Mortgage servicers with Freddie-owned or guaranteed loans will be allowed to give six months of forbearance without approval, and an additional six monts with Freddie Mac approval. Previously, servicers were allowed to give three months of delays without approval or six months with reduced payments.

These expanded forbearance periods will provide families facing prolonged periods of unemployment with a greater measure of security by giving them more time to find new employment and resolve their delinquencies, Tracy Mooney, senior vice president of single-family servicing and RECO at Freddie Mac, said Friday in a statement.

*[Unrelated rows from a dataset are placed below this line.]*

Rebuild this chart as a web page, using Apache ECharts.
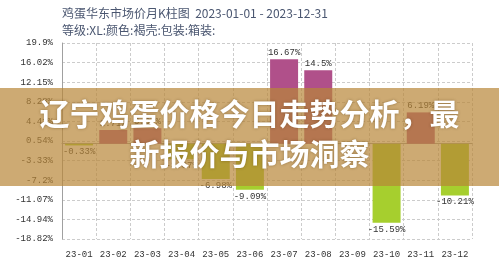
<!DOCTYPE html>
<html>
<head>
<meta charset="utf-8">
<script src="https://cdn.jsdelivr.net/npm/echarts@6/dist/echarts.min.js"></script>
<style>
  html, body { margin: 0; padding: 0; background: #fff; }
  #chart { width: 499px; height: 275px; }
</style>
</head>
<body>
<div id="chart"></div>
<script>
// Monthly change of the East China egg price, 2023
const months = ['23-01', '23-02', '23-03', '23-04', '23-05', '23-06',
                '23-07', '23-08', '23-09', '23-10', '23-11', '23-12'];
const changes = [-0.33, 2.71, 3.07, -3.07, -6.98, -9.09,
                 16.67, 14.5, '-', -15.59, 6.19, -10.21];

// Value axis range and its printed tick labels
const axisMin = -18.82;
const axisMax = 19.9;
const axisStep = 3.872;
const tickLabels = ['-18.82%', '-14.94%', '-11.07%', '-7.2%', '-3.33%', '0.54%',
                    '4.41%', '8.28%', '12.15%', '16.02%', '19.9%'];

const titleText = '鸡蛋华东市场价月K柱图  2023-01-01 - 2023-12-31';
const subtitleText = '等级:XL:颜色:褐壳:包装:箱装:';
const bannerLines = ['辽宁鸡蛋价格今日走势分析，最', '新报价与市场洞察'];

const upColor = '#b0508a';
const downColor = '#a6cf2e';
const monoFont = '"Liberation Mono", "DejaVu Sans Mono", monospace';

const chart = echarts.init(document.getElementById('chart'), null, { renderer: 'canvas' });

const barData = changes.map(v => {
  if (v === '-') return v;
  return {
    value: v,
    itemStyle: { color: v >= 0 ? upColor : downColor },
    label: { position: v >= 0 ? 'top' : 'bottom' }
  };
});

chart.setOption({
  animation: false,
  backgroundColor: '#ffffff',
  grid: { left: 62, right: 27, top: 43, bottom: 36 },
  xAxis: {
    type: 'category',
    data: months,
    axisLine: { lineStyle: { color: '#a0a0a0', width: 1 } },
    axisTick: { show: false },
    axisLabel: { interval: 0, color: '#333', fontFamily: monoFont, fontSize: 9, margin: 11 },
    splitLine: { show: true, interval: 0, lineStyle: { color: '#cccccc', type: [3, 2] } }
  },
  yAxis: {
    type: 'value',
    min: axisMin,
    max: axisMax,
    interval: axisStep,
    axisLine: { show: true, lineStyle: { color: '#a0a0a0', width: 1 } },
    axisTick: { show: false },
    axisLabel: {
      color: '#333', fontFamily: monoFont, fontSize: 9, margin: 9,
      formatter: v => tickLabels[Math.round((v - axisMin) / axisStep)] || ''
    },
    splitLine: { show: true, lineStyle: { color: '#cccccc', type: [3, 2] } }
  },
  series: [{
    type: 'bar',
    data: barData,
    barWidth: 28,
    label: {
      show: true,
      color: '#333',
      fontFamily: monoFont,
      fontSize: 9,
      distance: 2,
      formatter: p => p.value + '%'
    }
  }],
  graphic: [
    {
      type: 'text', left: 62, top: 7,
      style: { text: titleText, fill: '#4a5670', font: '12px "Noto Sans CJK SC"' }
    },
    {
      type: 'text', left: 62, top: 24,
      style: { text: subtitleText, fill: '#4a5670', font: '12px "Noto Sans CJK SC"' }
    },
    {
      type: 'rect', left: 0, top: 88, z: 100,
      shape: { width: 499, height: 98 },
      style: { fill: 'rgba(184,134,55,0.7)' }
    },
    {
      type: 'text', left: 'center', top: 99, z: 101,
      style: {
        text: bannerLines[0], fill: '#ffffff',
        font: 'bold 30px "Noto Sans CJK SC"',
        textShadowColor: 'rgba(80,50,10,0.45)', textShadowBlur: 3
      }
    },
    {
      type: 'text', left: 'center', top: 139, z: 101,
      style: {
        text: bannerLines[1], fill: '#ffffff',
        font: 'bold 30px "Noto Sans CJK SC"',
        textShadowColor: 'rgba(80,50,10,0.45)', textShadowBlur: 3
      }
    }
  ]
});
</script>
</body>
</html>
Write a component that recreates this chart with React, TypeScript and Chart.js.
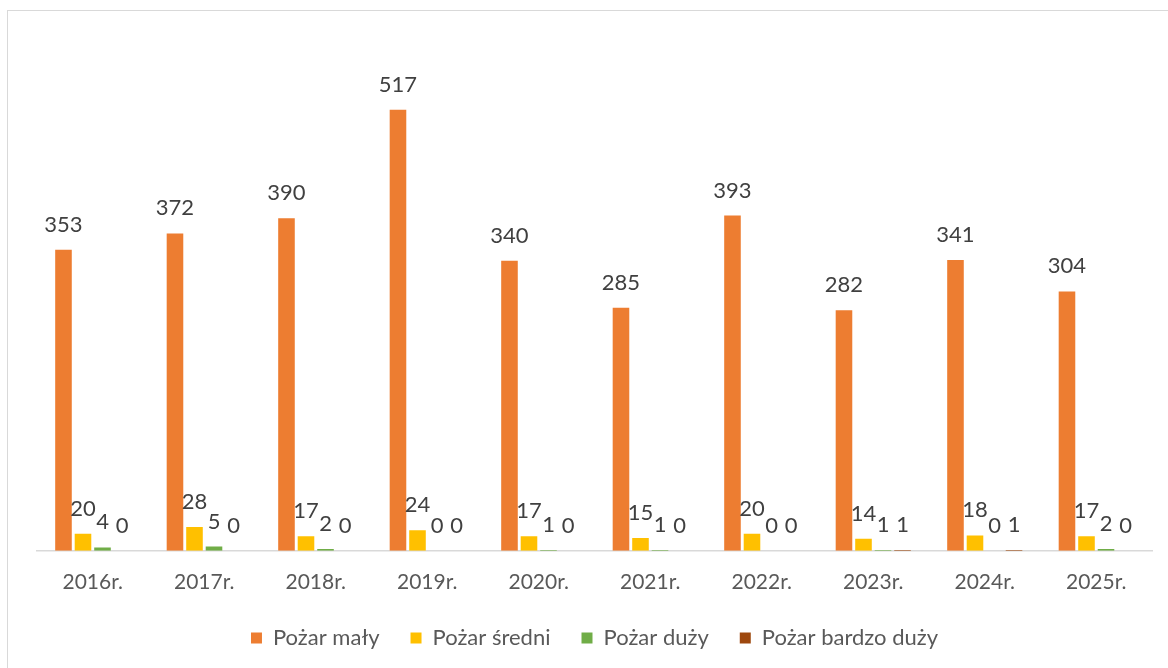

We believe this will put more families back on track to successful long-term homeownership.

According to the agency's statistics, almost 10 percent of mortgage delinquences were tied to borrower unemployment. The new options will take effect Feb. 1.

Separately, Freddie Mac said it would launch a free online database for investors and analysts to monitor its multifamily mortgage-backed securities known as K-Deals. The database will include over 1,300 loans and $22 billion in securities and will be launched on Jan. 17.

Investors want transparency and easy access to investment information. This new tool should enable anyone to easily track and analyze data for all our K-Deals, said David Brickman, senior vice president of Freddie Mac Multifamily, in a statement.